1 Gouvernance de l’eau : le gouvernement enterre le « 4ème collège »

Merci de cette information. Je rappelle qu’il existe aussi des associations de moulins, de riverains, de défense du patrimoine hydraulique (autour des canaux), de loisirs (autours des lacs, du kayak), etc. La rivière est un enjeu hydrologique et économique, mais aussi bien un enjeu historique, culturel, social. Donc il eût été légitime non seulement de créer un très large collège des usagers non-professionnels, mais encore de ne pas le limiter aux association de défense de l’environnement et des consommateurs.

Hélas, le déni de démocratie fonctionne à tous les étages. Au sommet, la DEB réglemente et contre-réglemente en roue libre, dans l’opacité des arbitrages interministériels, loin du contrôle parlementaire.
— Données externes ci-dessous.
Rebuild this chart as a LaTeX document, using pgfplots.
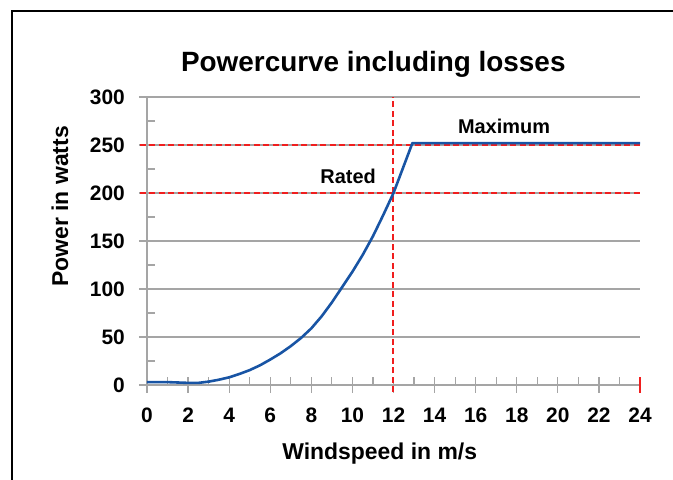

Au milieu, les Agences sanctionnent les décisions du lobby de l’eau dans des comités de bassin fantômes où l’essentiel est déjà pré-défini par des commissions techniques. En bas, les SAGE et autres contrats territoriaux présentent exactement les mêmes limites, avec un moindre effort de représentation des acteurs. La "démocratie de l’eau" est d’autant plus vantée dans les prospectus publicitaires de l’oligarchie tuyaucratique qu’elle est concrètement écrasée entre la posture jacobine (pour laquelle la bonne parole et la bonne décision viennent forcément d’en haut) et la posture technolibérale (qui suggère de confier tout cela aux "vrais professionnels qui eux savent bien les dures contraintes de la réalité", les lobbies donc).